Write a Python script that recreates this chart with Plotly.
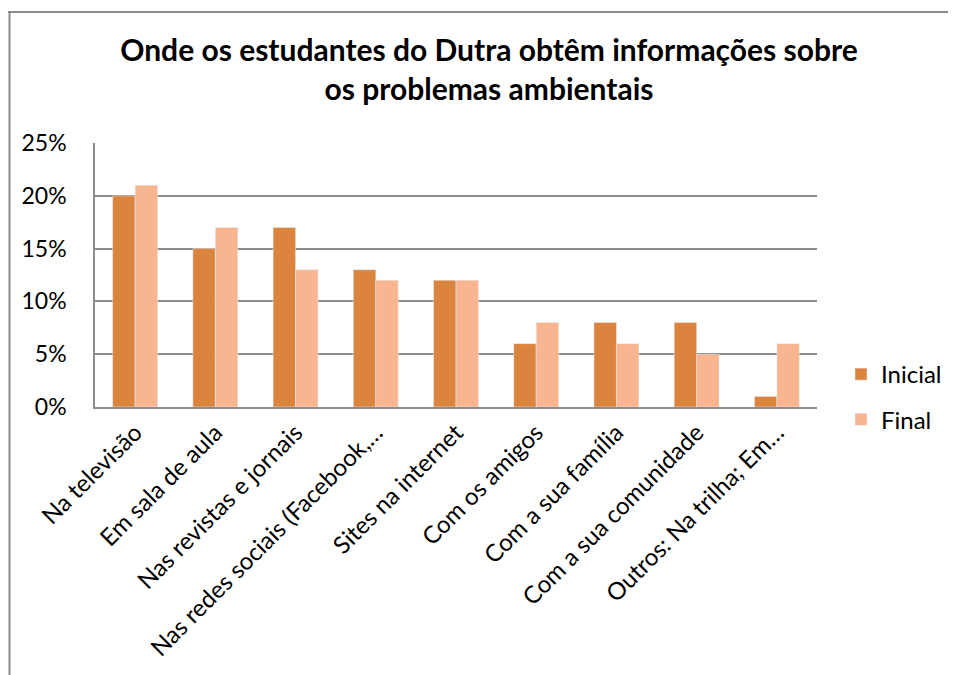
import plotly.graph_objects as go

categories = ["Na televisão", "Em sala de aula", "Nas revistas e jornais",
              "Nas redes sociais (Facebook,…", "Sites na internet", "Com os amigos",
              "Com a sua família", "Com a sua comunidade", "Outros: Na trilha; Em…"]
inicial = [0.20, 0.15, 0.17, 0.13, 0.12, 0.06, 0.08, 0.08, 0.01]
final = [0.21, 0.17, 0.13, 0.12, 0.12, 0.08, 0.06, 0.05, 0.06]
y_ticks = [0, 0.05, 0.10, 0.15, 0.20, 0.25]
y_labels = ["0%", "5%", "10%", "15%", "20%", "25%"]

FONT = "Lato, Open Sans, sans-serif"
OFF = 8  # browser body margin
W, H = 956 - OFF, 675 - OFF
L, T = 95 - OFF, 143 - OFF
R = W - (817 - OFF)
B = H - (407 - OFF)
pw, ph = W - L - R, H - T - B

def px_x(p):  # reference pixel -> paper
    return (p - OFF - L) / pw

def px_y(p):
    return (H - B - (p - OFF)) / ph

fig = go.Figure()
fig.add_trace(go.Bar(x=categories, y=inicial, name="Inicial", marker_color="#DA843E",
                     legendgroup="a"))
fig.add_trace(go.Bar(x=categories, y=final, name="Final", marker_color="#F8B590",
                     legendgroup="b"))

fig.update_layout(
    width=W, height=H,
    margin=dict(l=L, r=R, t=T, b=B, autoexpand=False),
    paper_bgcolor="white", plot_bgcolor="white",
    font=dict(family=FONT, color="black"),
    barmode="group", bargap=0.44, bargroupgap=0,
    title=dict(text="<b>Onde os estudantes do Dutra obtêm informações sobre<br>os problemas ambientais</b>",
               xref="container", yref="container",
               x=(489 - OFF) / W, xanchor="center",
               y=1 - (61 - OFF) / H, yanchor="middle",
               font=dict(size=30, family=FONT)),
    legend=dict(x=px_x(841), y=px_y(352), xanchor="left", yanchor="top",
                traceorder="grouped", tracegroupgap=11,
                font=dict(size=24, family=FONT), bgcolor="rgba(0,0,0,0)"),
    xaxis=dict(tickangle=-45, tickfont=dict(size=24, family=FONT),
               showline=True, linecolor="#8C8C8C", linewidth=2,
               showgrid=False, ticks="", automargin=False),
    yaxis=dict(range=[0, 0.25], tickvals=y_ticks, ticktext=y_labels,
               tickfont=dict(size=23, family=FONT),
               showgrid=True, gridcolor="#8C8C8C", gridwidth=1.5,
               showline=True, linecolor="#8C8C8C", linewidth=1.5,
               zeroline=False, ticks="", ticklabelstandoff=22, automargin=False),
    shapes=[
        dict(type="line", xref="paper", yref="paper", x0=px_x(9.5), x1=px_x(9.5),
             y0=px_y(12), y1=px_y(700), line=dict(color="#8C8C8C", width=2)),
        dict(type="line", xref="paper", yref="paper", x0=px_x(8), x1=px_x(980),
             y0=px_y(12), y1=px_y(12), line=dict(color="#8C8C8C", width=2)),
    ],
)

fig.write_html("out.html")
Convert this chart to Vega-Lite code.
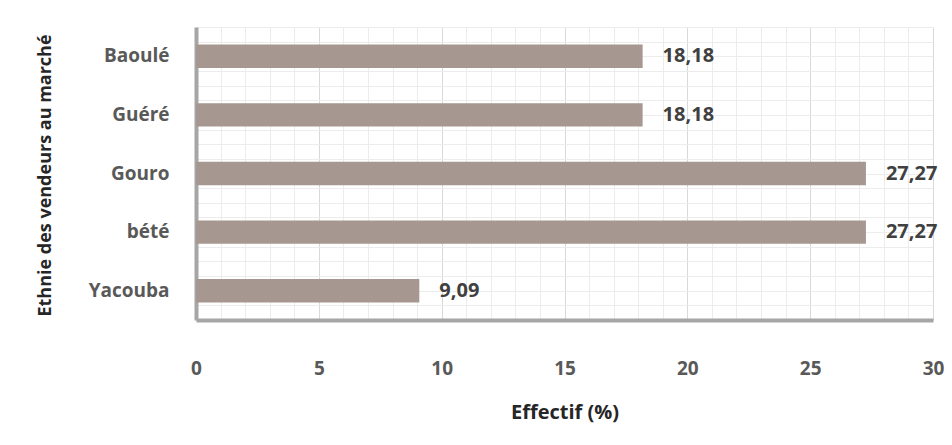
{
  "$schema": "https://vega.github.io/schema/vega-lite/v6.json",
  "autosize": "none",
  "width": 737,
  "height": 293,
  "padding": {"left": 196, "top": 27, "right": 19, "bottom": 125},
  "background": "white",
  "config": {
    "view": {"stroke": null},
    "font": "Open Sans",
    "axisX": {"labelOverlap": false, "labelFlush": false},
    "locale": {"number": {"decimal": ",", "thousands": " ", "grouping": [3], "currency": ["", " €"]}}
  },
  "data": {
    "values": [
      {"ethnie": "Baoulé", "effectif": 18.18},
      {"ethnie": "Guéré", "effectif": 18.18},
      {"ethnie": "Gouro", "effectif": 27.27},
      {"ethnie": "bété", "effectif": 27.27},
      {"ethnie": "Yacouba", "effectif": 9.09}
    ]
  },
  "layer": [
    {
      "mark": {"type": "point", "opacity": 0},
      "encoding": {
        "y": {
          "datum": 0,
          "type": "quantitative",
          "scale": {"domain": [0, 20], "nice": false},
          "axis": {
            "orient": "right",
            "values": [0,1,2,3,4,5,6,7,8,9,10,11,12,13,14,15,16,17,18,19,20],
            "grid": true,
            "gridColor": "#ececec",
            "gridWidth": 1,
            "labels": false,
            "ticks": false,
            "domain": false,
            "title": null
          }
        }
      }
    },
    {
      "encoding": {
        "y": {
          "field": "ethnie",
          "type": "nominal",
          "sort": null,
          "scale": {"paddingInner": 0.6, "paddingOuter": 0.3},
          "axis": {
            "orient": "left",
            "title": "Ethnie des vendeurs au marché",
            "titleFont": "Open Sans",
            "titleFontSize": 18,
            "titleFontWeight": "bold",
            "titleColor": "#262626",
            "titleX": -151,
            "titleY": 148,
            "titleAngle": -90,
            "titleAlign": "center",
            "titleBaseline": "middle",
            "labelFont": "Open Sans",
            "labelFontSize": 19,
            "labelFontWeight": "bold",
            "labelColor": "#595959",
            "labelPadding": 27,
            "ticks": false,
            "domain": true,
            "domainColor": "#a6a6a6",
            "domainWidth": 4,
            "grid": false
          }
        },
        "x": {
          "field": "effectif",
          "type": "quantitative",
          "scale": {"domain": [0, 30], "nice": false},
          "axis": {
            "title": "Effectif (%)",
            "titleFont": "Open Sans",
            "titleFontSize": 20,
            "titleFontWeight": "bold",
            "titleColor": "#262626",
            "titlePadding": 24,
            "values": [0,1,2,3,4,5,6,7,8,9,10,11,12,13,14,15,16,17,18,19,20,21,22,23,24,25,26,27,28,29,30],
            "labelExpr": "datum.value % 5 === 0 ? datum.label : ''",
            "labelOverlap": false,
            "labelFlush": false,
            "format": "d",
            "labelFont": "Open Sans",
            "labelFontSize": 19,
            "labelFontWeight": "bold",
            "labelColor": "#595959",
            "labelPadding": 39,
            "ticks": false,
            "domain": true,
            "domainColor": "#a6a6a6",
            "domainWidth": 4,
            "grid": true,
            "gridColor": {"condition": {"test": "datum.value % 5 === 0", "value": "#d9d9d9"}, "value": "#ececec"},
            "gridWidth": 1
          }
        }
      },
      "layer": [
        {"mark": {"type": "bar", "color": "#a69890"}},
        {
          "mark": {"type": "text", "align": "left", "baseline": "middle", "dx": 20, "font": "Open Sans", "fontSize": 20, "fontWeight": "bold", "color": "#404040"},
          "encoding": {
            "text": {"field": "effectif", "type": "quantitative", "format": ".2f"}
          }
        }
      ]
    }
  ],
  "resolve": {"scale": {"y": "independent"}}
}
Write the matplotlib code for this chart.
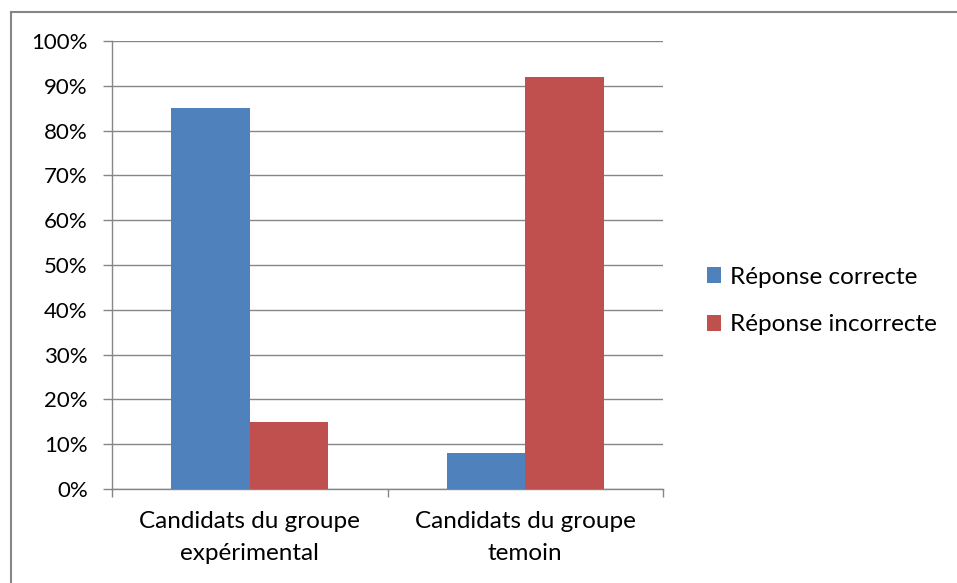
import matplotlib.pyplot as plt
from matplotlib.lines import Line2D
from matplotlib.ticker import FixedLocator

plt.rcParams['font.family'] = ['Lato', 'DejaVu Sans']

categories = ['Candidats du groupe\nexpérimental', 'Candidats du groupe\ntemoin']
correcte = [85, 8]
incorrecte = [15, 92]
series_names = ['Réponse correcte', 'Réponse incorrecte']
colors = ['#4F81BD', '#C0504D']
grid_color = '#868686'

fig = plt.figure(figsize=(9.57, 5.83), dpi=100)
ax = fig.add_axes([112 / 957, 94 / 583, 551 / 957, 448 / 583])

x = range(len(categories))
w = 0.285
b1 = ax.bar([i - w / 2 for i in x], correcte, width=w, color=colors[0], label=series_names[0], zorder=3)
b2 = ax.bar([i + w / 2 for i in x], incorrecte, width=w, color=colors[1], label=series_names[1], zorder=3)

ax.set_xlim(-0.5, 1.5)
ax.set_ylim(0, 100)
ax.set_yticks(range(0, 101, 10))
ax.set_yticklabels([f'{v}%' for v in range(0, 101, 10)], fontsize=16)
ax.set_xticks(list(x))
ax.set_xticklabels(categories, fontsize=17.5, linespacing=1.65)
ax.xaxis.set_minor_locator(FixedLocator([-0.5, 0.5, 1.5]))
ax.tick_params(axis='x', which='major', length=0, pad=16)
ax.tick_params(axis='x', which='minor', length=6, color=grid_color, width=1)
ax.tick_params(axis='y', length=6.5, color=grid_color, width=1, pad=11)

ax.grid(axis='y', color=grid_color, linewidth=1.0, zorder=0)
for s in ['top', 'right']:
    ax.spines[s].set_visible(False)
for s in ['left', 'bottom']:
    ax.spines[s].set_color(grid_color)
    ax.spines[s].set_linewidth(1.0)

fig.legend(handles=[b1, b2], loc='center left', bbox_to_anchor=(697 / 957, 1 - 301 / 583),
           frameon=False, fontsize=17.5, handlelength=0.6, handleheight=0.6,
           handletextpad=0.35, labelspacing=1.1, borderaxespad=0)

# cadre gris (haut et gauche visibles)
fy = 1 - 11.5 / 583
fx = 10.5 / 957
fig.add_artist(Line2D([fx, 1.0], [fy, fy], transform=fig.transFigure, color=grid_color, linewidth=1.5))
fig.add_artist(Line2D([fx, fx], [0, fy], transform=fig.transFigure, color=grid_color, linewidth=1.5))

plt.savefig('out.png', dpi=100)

————

▶ _Short problem_
Quote the data above exactly from the line with "Write the matplotlib code for this chart." to the line with "ax = fig.add_axes([112", both ends counted, and nothing else. Pictures don't go in.

▶ _Correct answer_
Write the matplotlib code for this chart.
import matplotlib.pyplot as plt
from matplotlib.lines import Line2D
from matplotlib.ticker import FixedLocator

plt.rcParams['font.family'] = ['Lato', 'DejaVu Sans']

categories = ['Candidats du groupe\nexpérimental', 'Candidats du groupe\ntemoin']
correcte = [85, 8]
incorrecte = [15, 92]
series_names = ['Réponse correcte', 'Réponse incorrecte']
colors = ['#4F81BD', '#C0504D']
grid_color = '#868686'

fig = plt.figure(figsize=(9.57, 5.83), dpi=100)
ax = fig.add_axes([112 / 957, 94 / 583, 551 / 957, 448 / 583])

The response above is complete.